Entitled, "Outside History, Too; or, How I Learned To Stop Whining and Love The War," Professor Polk's lecture carries forward ideas that he explored in his 1997 book, "Outside the Southern Myth," a memoir - or anti-memoir, as he calls it, since it's most about what he doesn't remember - about growing up in Picayune, Miss.
Picayune, Polk observes, was geographically Southern but not "Southern" in the same ways that Natchez, Vicksburg or Oxford were. Deliberately modern and middle-class in its interests, the town was not backward-looking, as the South is always presumed to be, if only because it didn't have much to look backward at.

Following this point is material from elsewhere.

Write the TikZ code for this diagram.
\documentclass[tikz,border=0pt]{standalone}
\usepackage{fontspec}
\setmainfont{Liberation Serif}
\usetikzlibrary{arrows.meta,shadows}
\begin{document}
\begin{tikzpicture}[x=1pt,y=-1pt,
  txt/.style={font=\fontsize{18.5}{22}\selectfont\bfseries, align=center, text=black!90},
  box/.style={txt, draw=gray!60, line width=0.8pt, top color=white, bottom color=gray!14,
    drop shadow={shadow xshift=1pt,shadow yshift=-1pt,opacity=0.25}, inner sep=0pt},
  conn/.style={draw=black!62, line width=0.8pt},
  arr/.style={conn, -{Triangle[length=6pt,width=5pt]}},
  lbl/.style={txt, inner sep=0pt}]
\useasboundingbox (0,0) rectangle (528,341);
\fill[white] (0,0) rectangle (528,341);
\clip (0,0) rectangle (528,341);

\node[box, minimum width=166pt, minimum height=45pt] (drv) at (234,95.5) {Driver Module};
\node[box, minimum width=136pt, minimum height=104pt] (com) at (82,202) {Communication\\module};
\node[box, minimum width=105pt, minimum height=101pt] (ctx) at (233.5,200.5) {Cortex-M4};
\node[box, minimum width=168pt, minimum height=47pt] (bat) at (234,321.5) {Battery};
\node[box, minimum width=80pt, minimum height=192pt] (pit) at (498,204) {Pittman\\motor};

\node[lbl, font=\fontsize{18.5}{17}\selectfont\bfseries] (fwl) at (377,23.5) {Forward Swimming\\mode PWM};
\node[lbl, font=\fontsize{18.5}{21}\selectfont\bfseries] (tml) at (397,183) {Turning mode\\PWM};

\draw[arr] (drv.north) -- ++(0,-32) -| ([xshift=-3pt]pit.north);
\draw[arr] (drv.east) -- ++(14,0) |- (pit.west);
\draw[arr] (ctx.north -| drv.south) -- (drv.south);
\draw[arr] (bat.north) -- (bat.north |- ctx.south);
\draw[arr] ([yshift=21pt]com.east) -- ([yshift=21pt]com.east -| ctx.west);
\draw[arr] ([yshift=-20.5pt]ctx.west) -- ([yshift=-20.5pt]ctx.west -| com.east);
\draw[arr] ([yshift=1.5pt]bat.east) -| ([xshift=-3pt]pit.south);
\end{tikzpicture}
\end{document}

When Polk later became a student and scholar of Southern literature, a friction developed between his own South and the "South" that was presented to him in the literature and history of Mississippi and of the region. In brief, he felt outside the Southern myth. Professor Polk's lecture is a further meditation on this deep-seated friction and what he perceives as his own peculiar Southernness and his own family's place in that Southernness.
Professor Polk is the author or editor of over 20 books on Southern literature and is renowned for his work on William Faulkner and Eudora Welty. Polk's lecture is sponsored by the Diane Blair Center of Southern Politics and Society, the Department of English and the Center for Arkansas and Regional Studies. All are invited to attend.